WORK TO DO: Retype all material exactly. Pictures stay out of the copy.

INFORMATION SUPPLIED:
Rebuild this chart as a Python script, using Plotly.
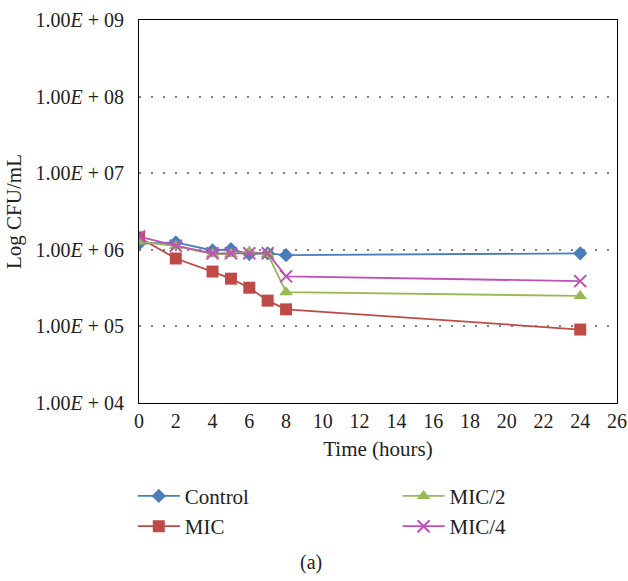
import plotly.graph_objects as go

time_h = [0, 2, 4, 5, 6, 7, 8, 24]
control = [1.2e6, 1.25e6, 0.98e6, 1.02e6, 0.88e6, 0.9e6, 0.85e6, 0.9e6]
mic = [1.45e6, 7.7e5, 5.2e5, 4.2e5, 3.2e5, 2.17e5, 1.67e5, 9.1e4]
mic2 = [1.28e6, 1.12e6, 0.88e6, 0.88e6, 0.95e6, 0.88e6, 2.8e5, 2.5e5]
mic4 = [1.49e6, 1.13e6, 0.9e6, 0.9e6, 0.9e6, 0.9e6, 4.5e5, 3.9e5]

y_tickvals = [1e4, 1e5, 1e6, 1e7, 1e8, 1e9]
y_ticktext = ["1.00<i>E</i> + 04", "1.00<i>E</i> + 05", "1.00<i>E</i> + 06",
              "1.00<i>E</i> + 07", "1.00<i>E</i> + 08", "1.00<i>E</i> + 09"]
x_tickvals = list(range(0, 27, 2))

FONT = "Liberation Serif"

fig = go.Figure()
series = [
    ("Control", control, "#4A7EBB", "diamond", 11, "legend"),
    ("MIC", mic, "#BE4B48", "square", 12, "legend"),
    ("MIC/2", mic2, "#98B954", "triangle-up", 12, "legend2"),
    ("MIC/4", mic4, "#C050B8", "x-thin-open", 12, "legend2"),
]
for name, vals, color, sym, size, lg in series:
    marker = dict(symbol=sym, size=size, color=color)
    if sym == "x-thin-open":
        marker["line"] = dict(color=color, width=2)
    fig.add_trace(go.Scatter(
        x=time_h, y=vals, name=name, mode="lines+markers",
        line=dict(color=color, width=1.8), marker=marker, legend=lg,
    ))

fig.update_layout(
    width=628, height=581,
    margin=dict(l=139, r=11, t=20, b=178, autoexpand=False),
    paper_bgcolor="white", plot_bgcolor="white",
    font=dict(family=FONT, size=20, color="#222"),
    showlegend=True,
    legend=dict(x=-0.013, y=-0.19, xanchor="left", yanchor="top",
                font=dict(family=FONT, size=21, color="#222"),
                tracegroupgap=0, itemwidth=42, bgcolor="rgba(0,0,0,0)"),
    legend2=dict(x=0.541, y=-0.19, xanchor="left", yanchor="top",
                 font=dict(family=FONT, size=21, color="#222"),
                 tracegroupgap=0, itemwidth=42, bgcolor="rgba(0,0,0,0)"),
    annotations=[dict(text="(a)", x=(311 - 139) / 478, y=(403 - 562) / 383,
                      xref="paper", yref="paper", showarrow=False,
                      xanchor="center", yanchor="middle",
                      font=dict(family=FONT, size=20, color="#222"))],
)
fig.update_xaxes(
    range=[0, 26], tickvals=x_tickvals, showgrid=False, zeroline=False,
    showline=True, linecolor="black", linewidth=1, mirror=True, automargin=False,
    ticks="", title=dict(text="Time (hours)", font=dict(family=FONT, size=21), standoff=10),
    tickfont=dict(family=FONT, size=20),
)
fig.update_yaxes(
    type="log", range=[4, 9], tickvals=y_tickvals, ticktext=y_ticktext,
    showgrid=True, gridcolor="#808080", griddash="2px,10px", gridwidth=1.5,
    zeroline=False, showline=True, linecolor="black", linewidth=1, mirror=True,
    automargin=False, ticks="", ticklabelstandoff=10,
    title=dict(text="Log CFU/mL", font=dict(family=FONT, size=21), standoff=8),
    tickfont=dict(family=FONT, size=20),
)

fig.write_html("out.html", config={"displayModeBar": False},
               post_script="document.body.style.margin='0';")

FULL ANSWER:
Rebuild this chart as a Python script, using Plotly.
import plotly.graph_objects as go

time_h = [0, 2, 4, 5, 6, 7, 8, 24]
control = [1.2e6, 1.25e6, 0.98e6, 1.02e6, 0.88e6, 0.9e6, 0.85e6, 0.9e6]
mic = [1.45e6, 7.7e5, 5.2e5, 4.2e5, 3.2e5, 2.17e5, 1.67e5, 9.1e4]
mic2 = [1.28e6, 1.12e6, 0.88e6, 0.88e6, 0.95e6, 0.88e6, 2.8e5, 2.5e5]
mic4 = [1.49e6, 1.13e6, 0.9e6, 0.9e6, 0.9e6, 0.9e6, 4.5e5, 3.9e5]

y_tickvals = [1e4, 1e5, 1e6, 1e7, 1e8, 1e9]
y_ticktext = ["1.00<i>E</i> + 04", "1.00<i>E</i> + 05", "1.00<i>E</i> + 06",
              "1.00<i>E</i> + 07", "1.00<i>E</i> + 08", "1.00<i>E</i> + 09"]
x_tickvals = list(range(0, 27, 2))

FONT = "Liberation Serif"

fig = go.Figure()
series = [
    ("Control", control, "#4A7EBB", "diamond", 11, "legend"),
    ("MIC", mic, "#BE4B48", "square", 12, "legend"),
    ("MIC/2", mic2, "#98B954", "triangle-up", 12, "legend2"),
    ("MIC/4", mic4, "#C050B8", "x-thin-open", 12, "legend2"),
]
for name, vals, color, sym, size, lg in series:
    marker = dict(symbol=sym, size=size, color=color)
    if sym == "x-thin-open":
        marker["line"] = dict(color=color, width=2)
    fig.add_trace(go.Scatter(
        x=time_h, y=vals, name=name, mode="lines+markers",
        line=dict(color=color, width=1.8), marker=marker, legend=lg,
    ))

fig.update_layout(
    width=628, height=581,
    margin=dict(l=139, r=11, t=20, b=178, autoexpand=False),
    paper_bgcolor="white", plot_bgcolor="white",
    font=dict(family=FONT, size=20, color="#222"),
    showlegend=True,
    legend=dict(x=-0.013, y=-0.19, xanchor="left", yanchor="top",
                font=dict(family=FONT, size=21, color="#222"),
                tracegroupgap=0, itemwidth=42, bgcolor="rgba(0,0,0,0)"),
    legend2=dict(x=0.541, y=-0.19, xanchor="left", yanchor="top",
                 font=dict(family=FONT, size=21, color="#222"),
                 tracegroupgap=0, itemwidth=42, bgcolor="rgba(0,0,0,0)"),
    annotations=[dict(text="(a)", x=(311 - 139) / 478, y=(403 - 562) / 383,
                      xref="paper", yref="paper", showarrow=False,
                      xanchor="center", yanchor="middle",
                      font=dict(family=FONT, size=20, color="#222"))],
)
fig.update_xaxes(
    range=[0, 26], tickvals=x_tickvals, showgrid=False, zeroline=False,
    showline=True, linecolor="black", linewidth=1, mirror=True, automargin=False,
    ticks="", title=dict(text="Time (hours)", font=dict(family=FONT, size=21), standoff=10),
    tickfont=dict(family=FONT, size=20),
)
fig.update_yaxes(
    type="log", range=[4, 9], tickvals=y_tickvals, ticktext=y_ticktext,
    showgrid=True, gridcolor="#808080", griddash="2px,10px", gridwidth=1.5,
    zeroline=False, showline=True, linecolor="black", linewidth=1, mirror=True,
    automargin=False, ticks="", ticklabelstandoff=10,
    title=dict(text="Log CFU/mL", font=dict(family=FONT, size=21), standoff=8),
    tickfont=dict(family=FONT, size=20),
)

fig.write_html("out.html", config={"displayModeBar": False},
               post_script="document.body.style.margin='0';")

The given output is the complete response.